(Items from a dataset)

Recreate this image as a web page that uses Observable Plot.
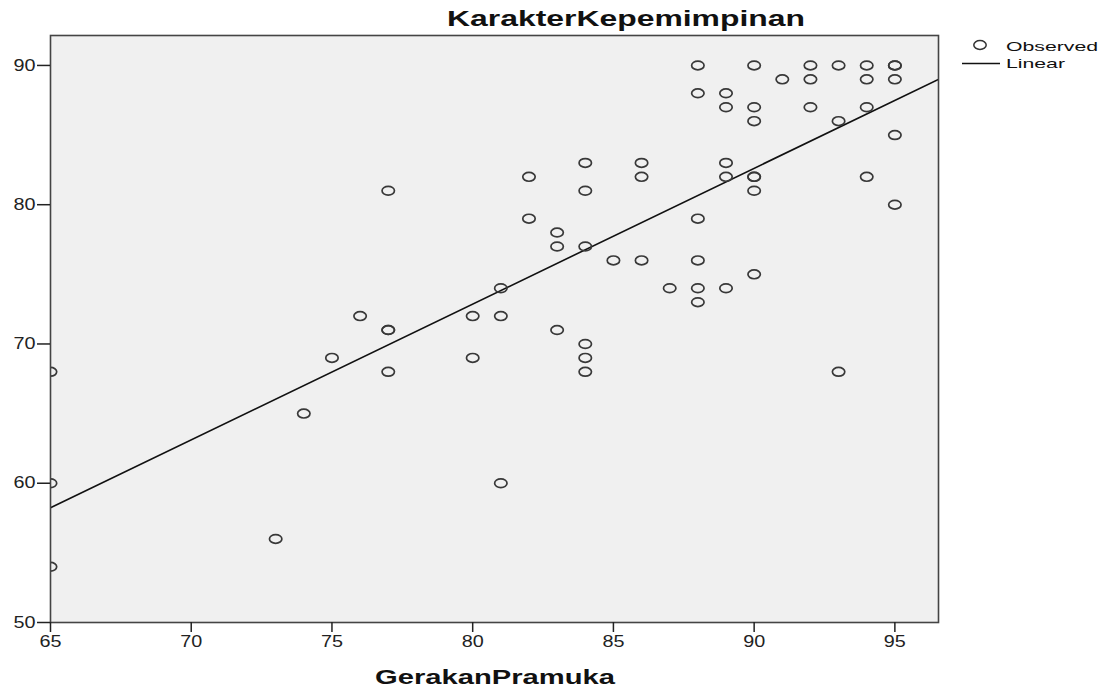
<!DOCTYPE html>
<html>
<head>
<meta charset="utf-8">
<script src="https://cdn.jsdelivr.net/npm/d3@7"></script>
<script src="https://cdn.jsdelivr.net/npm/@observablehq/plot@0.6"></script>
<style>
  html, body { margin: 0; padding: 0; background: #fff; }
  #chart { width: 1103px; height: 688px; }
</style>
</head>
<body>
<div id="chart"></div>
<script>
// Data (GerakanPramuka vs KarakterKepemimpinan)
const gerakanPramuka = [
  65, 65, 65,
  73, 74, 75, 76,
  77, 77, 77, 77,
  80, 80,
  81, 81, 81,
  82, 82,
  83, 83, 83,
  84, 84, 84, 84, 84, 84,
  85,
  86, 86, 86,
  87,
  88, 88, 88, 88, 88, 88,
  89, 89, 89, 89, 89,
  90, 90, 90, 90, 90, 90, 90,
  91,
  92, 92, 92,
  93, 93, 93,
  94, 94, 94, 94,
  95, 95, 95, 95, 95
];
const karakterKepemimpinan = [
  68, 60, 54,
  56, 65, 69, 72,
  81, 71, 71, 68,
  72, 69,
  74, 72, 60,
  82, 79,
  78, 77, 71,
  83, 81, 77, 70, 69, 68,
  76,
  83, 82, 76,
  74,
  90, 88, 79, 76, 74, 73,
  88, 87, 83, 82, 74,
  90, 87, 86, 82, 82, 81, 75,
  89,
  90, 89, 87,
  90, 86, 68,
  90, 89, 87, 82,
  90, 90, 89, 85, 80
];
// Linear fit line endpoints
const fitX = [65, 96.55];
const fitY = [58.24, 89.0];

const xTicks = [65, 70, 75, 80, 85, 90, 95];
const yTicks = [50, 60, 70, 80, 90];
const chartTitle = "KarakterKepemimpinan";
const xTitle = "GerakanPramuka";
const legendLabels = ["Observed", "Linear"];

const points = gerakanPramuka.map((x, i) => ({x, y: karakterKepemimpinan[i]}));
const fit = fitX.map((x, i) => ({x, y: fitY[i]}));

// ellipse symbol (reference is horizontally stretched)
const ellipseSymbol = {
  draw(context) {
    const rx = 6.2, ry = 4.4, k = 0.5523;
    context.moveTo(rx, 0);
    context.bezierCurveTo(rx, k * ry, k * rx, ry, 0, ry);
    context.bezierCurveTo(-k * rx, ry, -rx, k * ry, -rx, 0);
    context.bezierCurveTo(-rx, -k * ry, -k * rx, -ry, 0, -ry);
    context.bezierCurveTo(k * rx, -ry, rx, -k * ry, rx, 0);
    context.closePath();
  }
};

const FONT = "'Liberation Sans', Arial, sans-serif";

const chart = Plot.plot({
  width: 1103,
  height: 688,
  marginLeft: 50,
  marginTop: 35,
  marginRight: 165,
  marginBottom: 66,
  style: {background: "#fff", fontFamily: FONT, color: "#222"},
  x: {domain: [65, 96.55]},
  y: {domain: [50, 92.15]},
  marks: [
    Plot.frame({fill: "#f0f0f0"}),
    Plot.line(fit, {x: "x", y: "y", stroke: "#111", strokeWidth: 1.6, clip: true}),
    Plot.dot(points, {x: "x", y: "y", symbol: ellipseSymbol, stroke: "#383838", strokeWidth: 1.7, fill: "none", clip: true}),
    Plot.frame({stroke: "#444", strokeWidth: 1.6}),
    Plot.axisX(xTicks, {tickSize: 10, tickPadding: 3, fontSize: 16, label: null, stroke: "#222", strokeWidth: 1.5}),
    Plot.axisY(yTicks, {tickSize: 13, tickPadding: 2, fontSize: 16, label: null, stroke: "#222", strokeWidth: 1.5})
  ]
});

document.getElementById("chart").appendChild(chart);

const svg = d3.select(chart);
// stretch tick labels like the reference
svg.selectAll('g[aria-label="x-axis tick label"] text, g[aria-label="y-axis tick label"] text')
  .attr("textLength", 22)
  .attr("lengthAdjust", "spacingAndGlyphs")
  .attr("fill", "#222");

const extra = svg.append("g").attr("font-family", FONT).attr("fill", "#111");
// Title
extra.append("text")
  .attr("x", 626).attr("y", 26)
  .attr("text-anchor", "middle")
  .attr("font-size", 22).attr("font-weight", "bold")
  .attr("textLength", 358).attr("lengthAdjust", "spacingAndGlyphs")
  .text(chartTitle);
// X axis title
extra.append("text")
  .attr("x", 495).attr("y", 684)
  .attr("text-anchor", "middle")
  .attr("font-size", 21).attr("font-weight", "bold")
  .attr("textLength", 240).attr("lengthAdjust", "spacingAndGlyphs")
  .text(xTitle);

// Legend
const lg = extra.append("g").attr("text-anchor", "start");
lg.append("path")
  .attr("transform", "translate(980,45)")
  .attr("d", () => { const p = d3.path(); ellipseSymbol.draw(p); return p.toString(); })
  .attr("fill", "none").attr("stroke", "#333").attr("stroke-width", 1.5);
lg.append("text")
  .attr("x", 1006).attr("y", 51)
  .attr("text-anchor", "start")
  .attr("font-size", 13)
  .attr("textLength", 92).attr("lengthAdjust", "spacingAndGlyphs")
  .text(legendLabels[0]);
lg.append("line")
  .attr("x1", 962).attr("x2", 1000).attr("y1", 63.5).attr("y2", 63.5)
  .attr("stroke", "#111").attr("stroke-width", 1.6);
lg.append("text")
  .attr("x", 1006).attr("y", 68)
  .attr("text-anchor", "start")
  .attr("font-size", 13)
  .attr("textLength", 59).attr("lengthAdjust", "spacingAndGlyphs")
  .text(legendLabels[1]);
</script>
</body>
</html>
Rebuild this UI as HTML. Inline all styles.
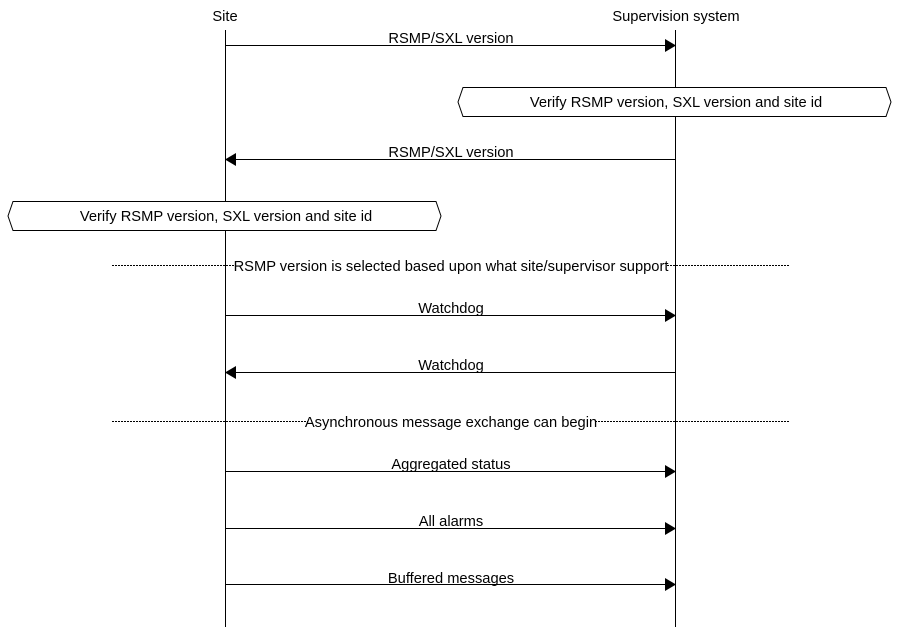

● **What is required**
Leave out the pictures and output every record above precisely as given.

● **Correct result**
Recreate this image as a web page that uses Observable Plot.
<!DOCTYPE html>
<html>
<head>
<meta charset="utf-8">
<script src="https://cdn.jsdelivr.net/npm/d3@7"></script>
<script src="https://cdn.jsdelivr.net/npm/@observablehq/plot@0.6"></script>
<style>
  html, body { margin: 0; padding: 0; background: #fff; }
  #chart { width: 1103px; height: 688px; }
</style>
</head>
<body>
<div id="chart"></div>
<script>
// Data (GerakanPramuka vs KarakterKepemimpinan)
const gerakanPramuka = [
  65, 65, 65,
  73, 74, 75, 76,
  77, 77, 77, 77,
  80, 80,
  81, 81, 81,
  82, 82,
  83, 83, 83,
  84, 84, 84, 84, 84, 84,
  85,
  86, 86, 86,
  87,
  88, 88, 88, 88, 88, 88,
  89, 89, 89, 89, 89,
  90, 90, 90, 90, 90, 90, 90,
  91,
  92, 92, 92,
  93, 93, 93,
  94, 94, 94, 94,
  95, 95, 95, 95, 95
];
const karakterKepemimpinan = [
  68, 60, 54,
  56, 65, 69, 72,
  81, 71, 71, 68,
  72, 69,
  74, 72, 60,
  82, 79,
  78, 77, 71,
  83, 81, 77, 70, 69, 68,
  76,
  83, 82, 76,
  74,
  90, 88, 79, 76, 74, 73,
  88, 87, 83, 82, 74,
  90, 87, 86, 82, 82, 81, 75,
  89,
  90, 89, 87,
  90, 86, 68,
  90, 89, 87, 82,
  90, 90, 89, 85, 80
];
// Linear fit line endpoints
const fitX = [65, 96.55];
const fitY = [58.24, 89.0];

const xTicks = [65, 70, 75, 80, 85, 90, 95];
const yTicks = [50, 60, 70, 80, 90];
const chartTitle = "KarakterKepemimpinan";
const xTitle = "GerakanPramuka";
const legendLabels = ["Observed", "Linear"];

const points = gerakanPramuka.map((x, i) => ({x, y: karakterKepemimpinan[i]}));
const fit = fitX.map((x, i) => ({x, y: fitY[i]}));

// ellipse symbol (reference is horizontally stretched)
const ellipseSymbol = {
  draw(context) {
    const rx = 6.2, ry = 4.4, k = 0.5523;
    context.moveTo(rx, 0);
    context.bezierCurveTo(rx, k * ry, k * rx, ry, 0, ry);
    context.bezierCurveTo(-k * rx, ry, -rx, k * ry, -rx, 0);
    context.bezierCurveTo(-rx, -k * ry, -k * rx, -ry, 0, -ry);
    context.bezierCurveTo(k * rx, -ry, rx, -k * ry, rx, 0);
    context.closePath();
  }
};

const FONT = "'Liberation Sans', Arial, sans-serif";

const chart = Plot.plot({
  width: 1103,
  height: 688,
  marginLeft: 50,
  marginTop: 35,
  marginRight: 165,
  marginBottom: 66,
  style: {background: "#fff", fontFamily: FONT, color: "#222"},
  x: {domain: [65, 96.55]},
  y: {domain: [50, 92.15]},
  marks: [
    Plot.frame({fill: "#f0f0f0"}),
    Plot.line(fit, {x: "x", y: "y", stroke: "#111", strokeWidth: 1.6, clip: true}),
    Plot.dot(points, {x: "x", y: "y", symbol: ellipseSymbol, stroke: "#383838", strokeWidth: 1.7, fill: "none", clip: true}),
    Plot.frame({stroke: "#444", strokeWidth: 1.6}),
    Plot.axisX(xTicks, {tickSize: 10, tickPadding: 3, fontSize: 16, label: null, stroke: "#222", strokeWidth: 1.5}),
    Plot.axisY(yTicks, {tickSize: 13, tickPadding: 2, fontSize: 16, label: null, stroke: "#222", strokeWidth: 1.5})
  ]
});

document.getElementById("chart").appendChild(chart);

const svg = d3.select(chart);
// stretch tick labels like the reference
svg.selectAll('g[aria-label="x-axis tick label"] text, g[aria-label="y-axis tick label"] text')
  .attr("textLength", 22)
  .attr("lengthAdjust", "spacingAndGlyphs")
  .attr("fill", "#222");

const extra = svg.append("g").attr("font-family", FONT).attr("fill", "#111");
// Title
extra.append("text")
  .attr("x", 626).attr("y", 26)
  .attr("text-anchor", "middle")
  .attr("font-size", 22).attr("font-weight", "bold")
  .attr("textLength", 358).attr("lengthAdjust", "spacingAndGlyphs")
  .text(chartTitle);
// X axis title
extra.append("text")
  .attr("x", 495).attr("y", 684)
  .attr("text-anchor", "middle")
  .attr("font-size", 21).attr("font-weight", "bold")
  .attr("textLength", 240).attr("lengthAdjust", "spacingAndGlyphs")
  .text(xTitle);

// Legend
const lg = extra.append("g").attr("text-anchor", "start");
lg.append("path")
  .attr("transform", "translate(980,45)")
  .attr("d", () => { const p = d3.path(); ellipseSymbol.draw(p); return p.toString(); })
  .attr("fill", "none").attr("stroke", "#333").attr("stroke-width", 1.5);
lg.append("text")
  .attr("x", 1006).attr("y", 51)
  .attr("text-anchor", "start")
  .attr("font-size", 13)
  .attr("textLength", 92).attr("lengthAdjust", "spacingAndGlyphs")
  .text(legendLabels[0]);
lg.append("line")
  .attr("x1", 962).attr("x2", 1000).attr("y1", 63.5).attr("y2", 63.5)
  .attr("stroke", "#111").attr("stroke-width", 1.6);
lg.append("text")
  .attr("x", 1006).attr("y", 68)
  .attr("text-anchor", "start")
  .attr("font-size", 13)
  .attr("textLength", 59).attr("lengthAdjust", "spacingAndGlyphs")
  .text(legendLabels[1]);
</script>
</body>
</html>
Rebuild this UI as HTML. Inline all styles.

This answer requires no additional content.